Data Integrator
GOGraphBuilder - Generation of graphs furnished with annotation data

The GOGraphBuilder tool generates a graph (data structure consisting of nodes and edges), in GraphML file format (an easy to comprehend and intuitive file format for graph representation based on XML syntax), furnished with annotation data. The graphs can be built retrieving information for nodes and edges from an original GraphML file only containing the Gene Ontology (GO) term ID and name, or an OBO file. Both the GraphML and the OBO file contain terms representing gene product properties under the three Gene Ontologies (also known as domains):

  • Cellular component (CC): the parts of a cell or its extracellular environment
  • Molecular function (MF): the elemental activities of a gene product at the molecular level
  • Biological process (BP): operations or sets of molecular events with a defined beginning and end, pertinent to the functioning of integrated living units

The OBO file can be directly downloaded from Gene Ontology, and it is the text file format used to view and edit gene ontologies. This file consists of a header and a series of stanzas. There are three types of stanzas indicated in square brackets in the first line:

  • Term
  • Typedef
  • Instance

Header and stanzas contain fields, represented in the form tag : value. The term stanza, contains the GO terms with their description and relations. This is the only stanza considered by this tool.

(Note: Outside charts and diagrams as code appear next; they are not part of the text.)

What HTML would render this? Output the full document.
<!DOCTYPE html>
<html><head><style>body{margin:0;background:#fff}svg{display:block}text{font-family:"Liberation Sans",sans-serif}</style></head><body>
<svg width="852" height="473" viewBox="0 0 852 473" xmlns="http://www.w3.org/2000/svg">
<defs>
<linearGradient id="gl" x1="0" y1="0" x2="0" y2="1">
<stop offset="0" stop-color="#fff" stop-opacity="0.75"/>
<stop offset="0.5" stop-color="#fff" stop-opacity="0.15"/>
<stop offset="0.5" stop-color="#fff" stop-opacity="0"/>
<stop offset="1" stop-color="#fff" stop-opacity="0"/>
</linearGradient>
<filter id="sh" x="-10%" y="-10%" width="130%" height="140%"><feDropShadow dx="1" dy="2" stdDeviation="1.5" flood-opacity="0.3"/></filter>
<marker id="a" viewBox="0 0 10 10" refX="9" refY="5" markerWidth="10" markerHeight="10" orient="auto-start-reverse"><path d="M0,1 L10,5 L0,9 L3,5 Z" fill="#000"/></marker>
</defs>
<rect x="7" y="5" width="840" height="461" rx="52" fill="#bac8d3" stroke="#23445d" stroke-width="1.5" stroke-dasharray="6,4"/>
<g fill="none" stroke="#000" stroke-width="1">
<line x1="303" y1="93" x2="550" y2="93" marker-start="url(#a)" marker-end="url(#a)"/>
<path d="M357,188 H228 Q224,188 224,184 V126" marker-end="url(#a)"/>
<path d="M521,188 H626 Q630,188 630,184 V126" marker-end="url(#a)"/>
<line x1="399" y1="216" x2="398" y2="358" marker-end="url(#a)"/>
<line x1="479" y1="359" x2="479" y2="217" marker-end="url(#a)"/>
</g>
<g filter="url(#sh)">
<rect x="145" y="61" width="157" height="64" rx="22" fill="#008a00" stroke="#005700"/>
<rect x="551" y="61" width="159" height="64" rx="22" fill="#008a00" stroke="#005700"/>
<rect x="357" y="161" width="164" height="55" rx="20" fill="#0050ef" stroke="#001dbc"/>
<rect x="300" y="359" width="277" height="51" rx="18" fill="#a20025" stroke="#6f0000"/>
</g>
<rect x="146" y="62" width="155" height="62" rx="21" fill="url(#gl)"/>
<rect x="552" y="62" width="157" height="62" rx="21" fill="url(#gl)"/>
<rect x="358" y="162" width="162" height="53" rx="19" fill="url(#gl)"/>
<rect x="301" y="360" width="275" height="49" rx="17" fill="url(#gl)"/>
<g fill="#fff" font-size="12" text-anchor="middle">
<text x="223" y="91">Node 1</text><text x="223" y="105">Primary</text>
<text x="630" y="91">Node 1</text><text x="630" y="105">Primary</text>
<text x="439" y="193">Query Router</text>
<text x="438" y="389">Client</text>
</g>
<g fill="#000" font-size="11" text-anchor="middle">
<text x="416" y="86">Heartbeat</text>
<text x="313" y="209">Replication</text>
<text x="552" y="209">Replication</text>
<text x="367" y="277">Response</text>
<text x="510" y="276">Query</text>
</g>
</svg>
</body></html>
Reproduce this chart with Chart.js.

The GraphML file, which can be also used as input file, is an internally used format file, obtained running the –export-graph option in the GOAnnotator - Access Gene Onotology Annotation module. This original file consists only of nodes representing the GO terms with their attributes

  • GO Term identifier called t_id
  • GO Term name called name

and edges that represent the relations between GO terms contain the relationship attribute. There are five types of relationships which relate GO terms:

  • is_a
  • part_of
  • regulates
  • positively_regulates
  • negatively_regulates

Running the tool, for each node count (number of gene products annotated with a term in the database) and frequency (term count contributed by more specialized terms (ie. child terms)) are calculated considering the annotation file provided (GO annotation mapping available through the GO web site).

Input

GOGraphBuilder is a command line tool which takes two inputs: the gene ontology (GO) file containing the GO terms with related information, provided by option –ontology-graph-file, and its type, specified by option –ontology-graph-type, that can be either a GraphML file or a GO OBO file. In the GraphML file the nodes contain the GO IDs stored in the t_id field and term names stored in the name field. Edges encode for the directionality by referencing source and target to node IDs and the type of relationship between two nodes is given by the relationship field. If the option –remove-edges is supplied, edges of the specified relationship type will be removed. The option –ontology is set to specify the GO ontology (CC, MF, BP). This option also implies extraction of data items from the second input, the GO annotation file, which must be in GAF format and which is specified by option –annotation-file. The set filtering has currently only a single choice (–annotation-filter-set), which is to exclude electronically inferred annotations (IEA). More specialized filters can be added by altering the source code only.

Options applicable to more than a single tool are summarized in common command line options.

Output

The tool returns a GraphML file which consists of nodes that represent the GO terms. Every node contains the following attributes:

  • t_id: GO term identifier
  • name: GO term name
  • cnt: Number of gene products annotated with a term in the database
  • freq: Number of gene products annotated with a term in the database and of all its children

Every edge represents the relationship between GO terms, as given by node attribute relationship.